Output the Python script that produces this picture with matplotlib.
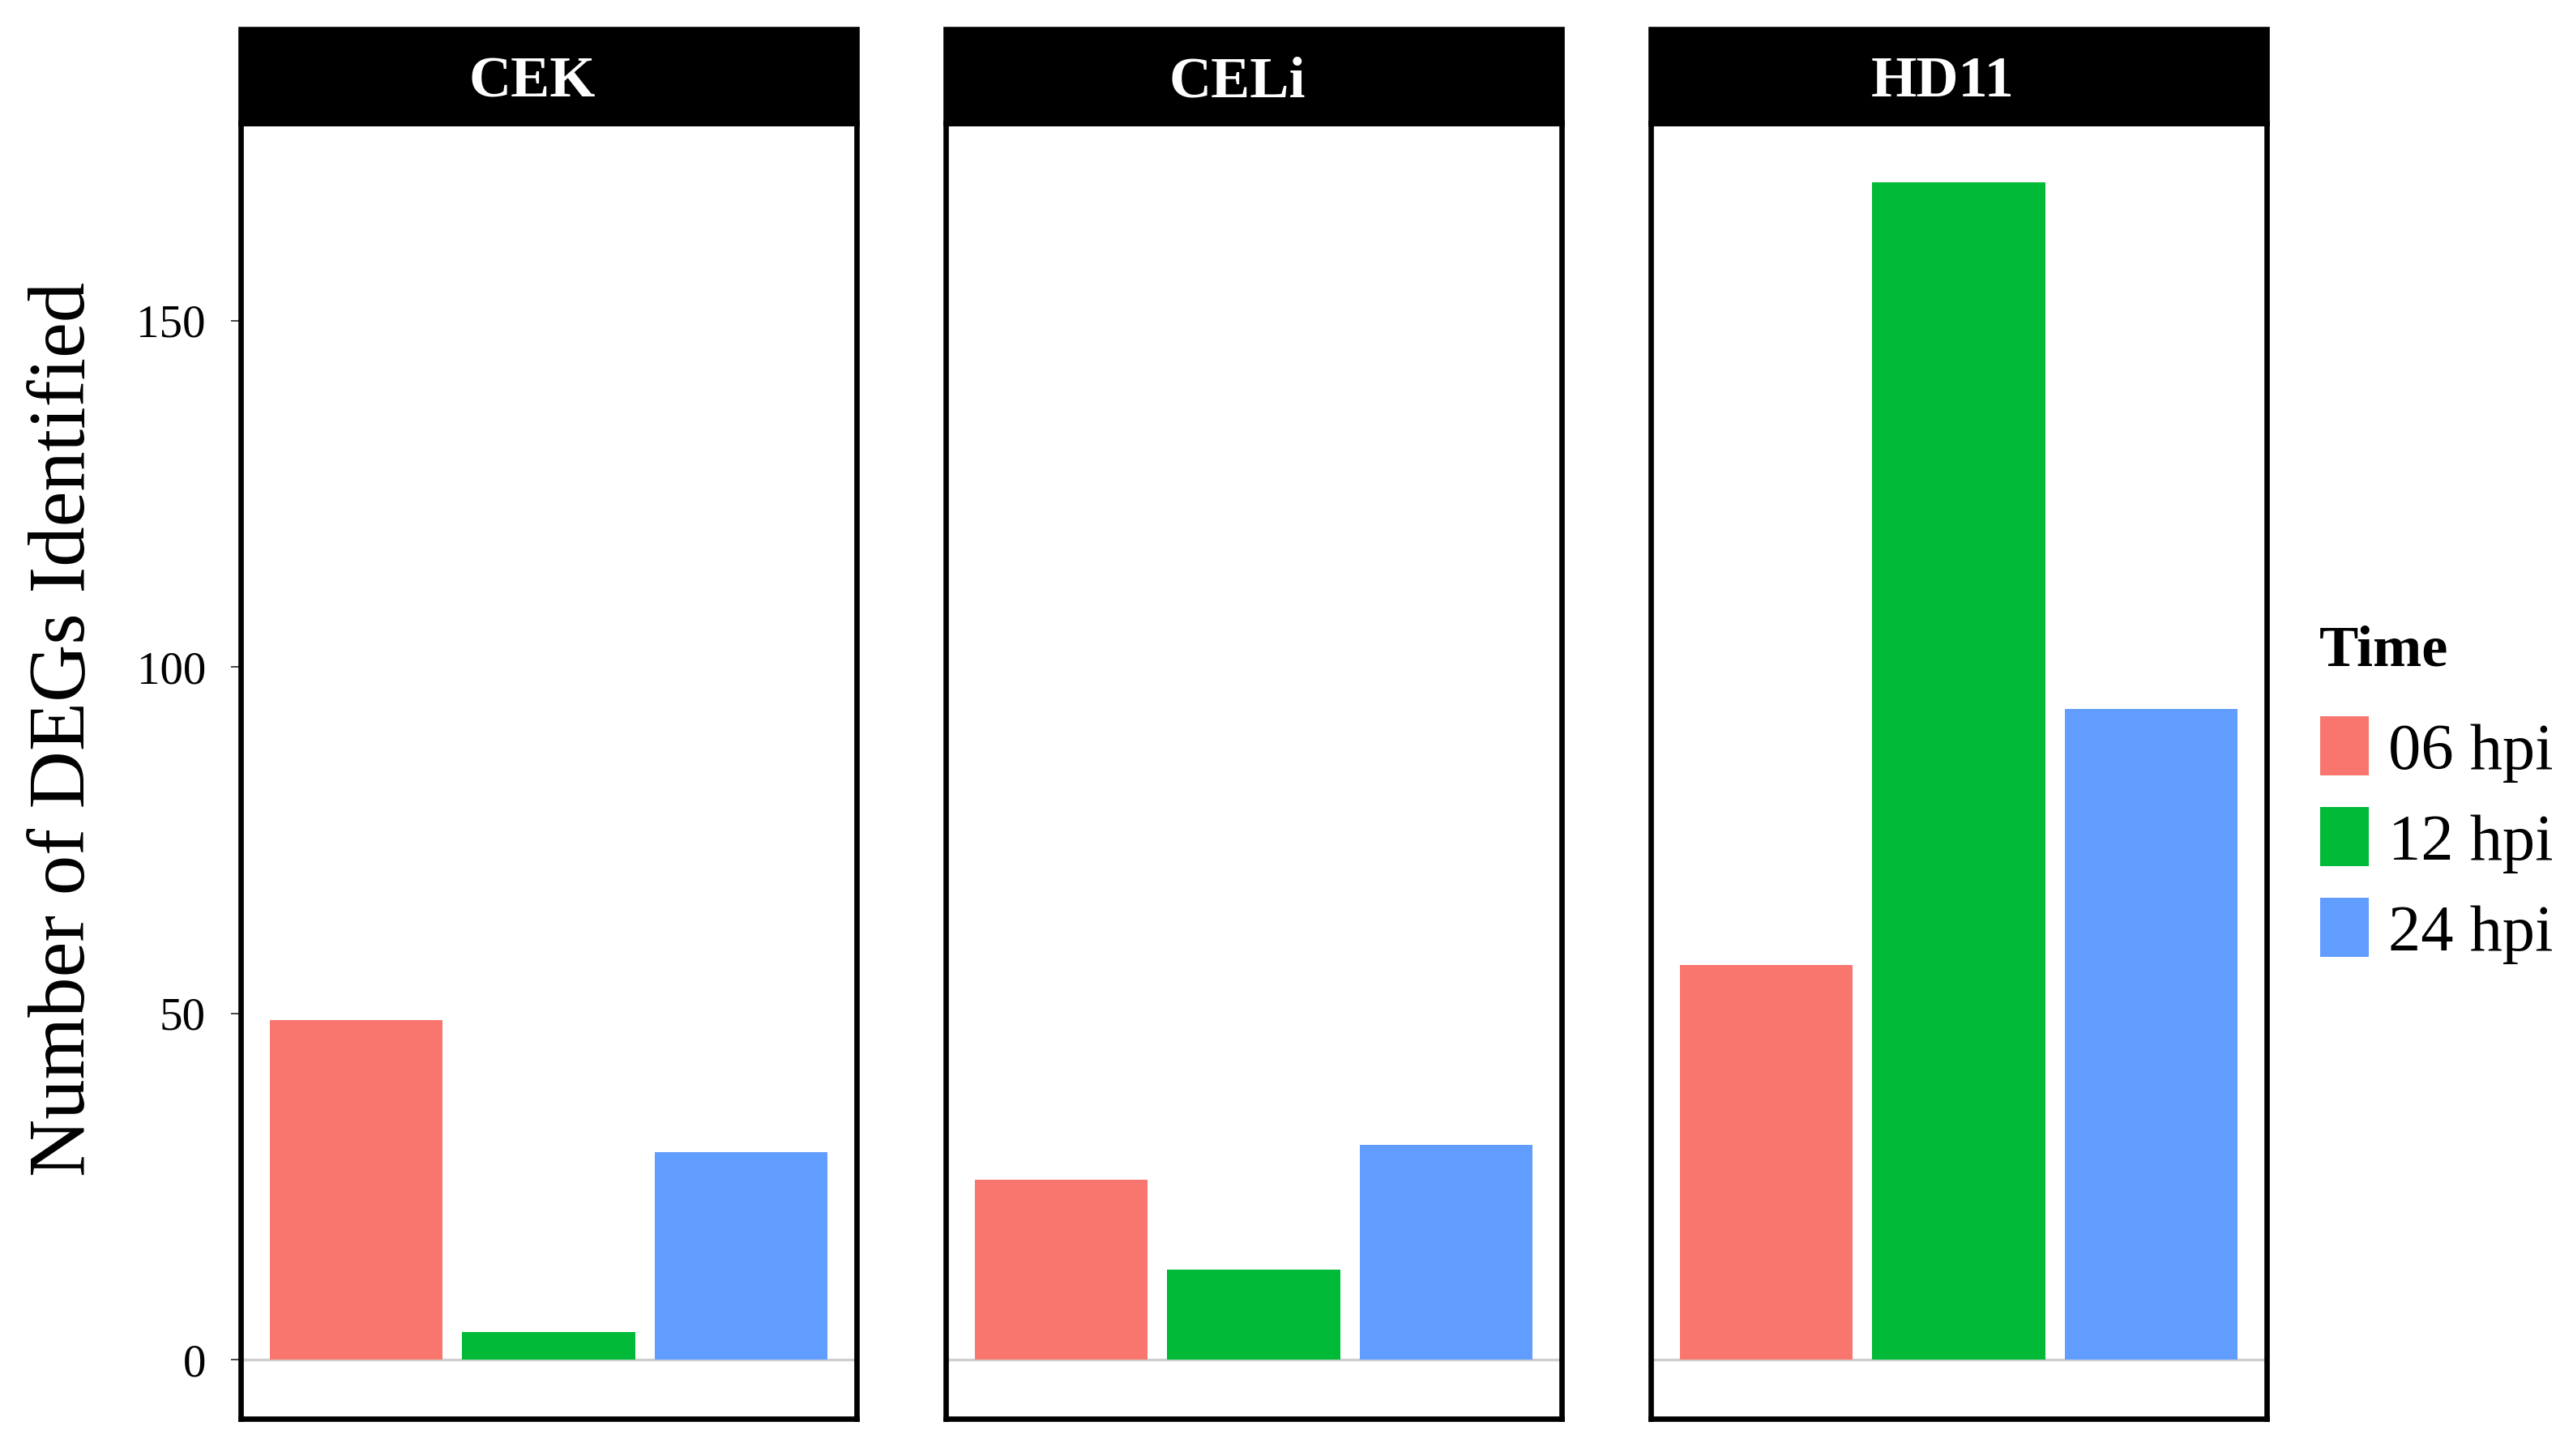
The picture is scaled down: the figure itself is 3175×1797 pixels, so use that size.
import numpy as np
import matplotlib.pyplot as plt
from matplotlib.patches import Rectangle

plt.rcParams.update({
    "font.family": ["Liberation Serif", "DejaVu Serif"],
    "axes.linewidth": 4.8,
})

# data
CELLS = ["CEK", "CELi", "HD11"]
TIMES = ["06 hpi", "12 hpi", "24 hpi"]
COLORS = ["#F8766D", "#00BA38", "#619CFF"]
CEK = [49, 4, 30]
CELI = [26, 13, 31]
HD11 = [57, 170, 94]
YTICKS = [0, 50, 100, 150]

W, H = 3175, 1797
fig = plt.figure(figsize=(W / 100, H / 100), dpi=100)

lefts = [297, 1167, 2037]
pw, top, bot = 760, 152, 1751
strip_h = (top - 36) / (bot - top)

ymax = max(CEK + CELI + HD11)
pad = ymax * 0.05

for i, (cell, vals) in enumerate(zip(CELLS, [CEK, CELI, HD11])):
    ax = fig.add_axes([lefts[i] / W, 1 - bot / H, pw / W, (bot - top) / H])
    x = np.arange(1, len(TIMES) + 1)
    ax.bar(x, vals, width=0.9, color=COLORS, edgecolor="none", zorder=2)
    ax.axhline(0, color="#cfcfcf", lw=2.4, zorder=1)
    ax.set_xlim(0.4, len(TIMES) + 0.6)
    ax.set_ylim(-pad, ymax + pad)
    ax.set_xticks([])
    for s in ax.spines.values():
        s.set_color("black")
    if i == 0:
        ax.set_yticks(YTICKS)
        ax.set_yticklabels([str(t) for t in YTICKS], fontsize=41)
        ax.tick_params(axis="y", length=9, width=1.4, color="#444444", pad=22)
    else:
        ax.set_yticks([])
    # facet strip
    ax.add_patch(Rectangle((0, 1), 1, strip_h, transform=ax.transAxes,
                           facecolor="black", edgecolor="black", lw=4.8,
                           clip_on=False, zorder=5))
    ax.text(0.474, 1 + strip_h / 2, cell, transform=ax.transAxes,
            ha="center", va="center_baseline", color="white",
            fontsize=52, fontweight="bold", zorder=6)

fig.text(80 / W, 1 - 900 / H, "Number of DEGs Identified", rotation=90,
         ha="center", va="center", fontsize=71)

# legend
fig.text(2862 / W, 1 - 822 / H, "Time", ha="left", va="baseline",
         fontsize=52, fontweight="bold")
for k, (lab, col) in enumerate(zip(TIMES, COLORS)):
    yc = 921 + k * 112
    fig.add_artist(Rectangle((2863 / W, 1 - (yc + 36) / H), 60 / W, 73 / H,
                             transform=fig.transFigure, facecolor=col,
                             edgecolor="none"))
    fig.text(2947 / W, 1 - (yc + 8) / H, lab, ha="left", va="center",
             fontsize=58)

fig.savefig("out.png", dpi=100, facecolor="white")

━━━━━━━━━━━━━━━━━━━━━━━━━━━━━━

Please reproduce the listing exactly from its opening line through the line that contains "pad = ymax * 0.05", both included, with all pictures omitted.

Output the Python script that produces this picture with matplotlib.
The picture is scaled down: the figure itself is 3175×1797 pixels, so use that size.
import numpy as np
import matplotlib.pyplot as plt
from matplotlib.patches import Rectangle

plt.rcParams.update({
    "font.family": ["Liberation Serif", "DejaVu Serif"],
    "axes.linewidth": 4.8,
})

# data
CELLS = ["CEK", "CELi", "HD11"]
TIMES = ["06 hpi", "12 hpi", "24 hpi"]
COLORS = ["#F8766D", "#00BA38", "#619CFF"]
CEK = [49, 4, 30]
CELI = [26, 13, 31]
HD11 = [57, 170, 94]
YTICKS = [0, 50, 100, 150]

W, H = 3175, 1797
fig = plt.figure(figsize=(W / 100, H / 100), dpi=100)

lefts = [297, 1167, 2037]
pw, top, bot = 760, 152, 1751
strip_h = (top - 36) / (bot - top)

ymax = max(CEK + CELI + HD11)
pad = ymax * 0.05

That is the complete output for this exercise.